Saturday, June 22, 2013

EDUCATION: Brain Rules on Memory

In graduate school I read the book Brain Rules by John Medina and in it he talks about the two types of memory:  short-term and long-term. It always amazes me that (just like the photo) I can remember the lyrics to songs from when I was in high school and the liturgy of The Lutheran Hymnal even after not saying it for years. Why is that? And why does everybody know John 3:16 so much better than any other Bible verse? It's because we hear it and say it more than any other verse.

In order to put something in our short-term memory we listen to it or say it 10 times in 10 minutes or just long enough for it to become a part of our short-term memory but in high school we listen to the same songs every day over the span of years which firmly sets them in our long-term memories. We said or hear the liturgy only once a week but it's part of our long-term memory because we've said it once a week for 15 years or so. I've heard people complain that it's terrible that kids learn the same Bible stories in Sunday School year after year but that's how they become fixed in our memories. The stories with which we aren't familiar are the ones we only heard once in a while; short-term memory.

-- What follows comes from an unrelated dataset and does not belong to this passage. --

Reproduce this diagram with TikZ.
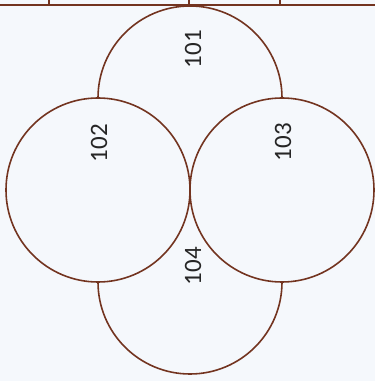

According to Brain Rules, that's how memory works. So... in confirmation, Sunday School, or even worship, what's the best way to get scripture into long-term memory? It's repetition over time. The key being over time. That doesn't mean it should be repeated 25 times in 10 minutes.  It should be repeated 25 times over 10 days, 10 months, or 10 years. The longer it is repeated, the longer it will stay in long-term memory. We may think it's boring for kids but the brain works the way the brain works. There's no arguing with that.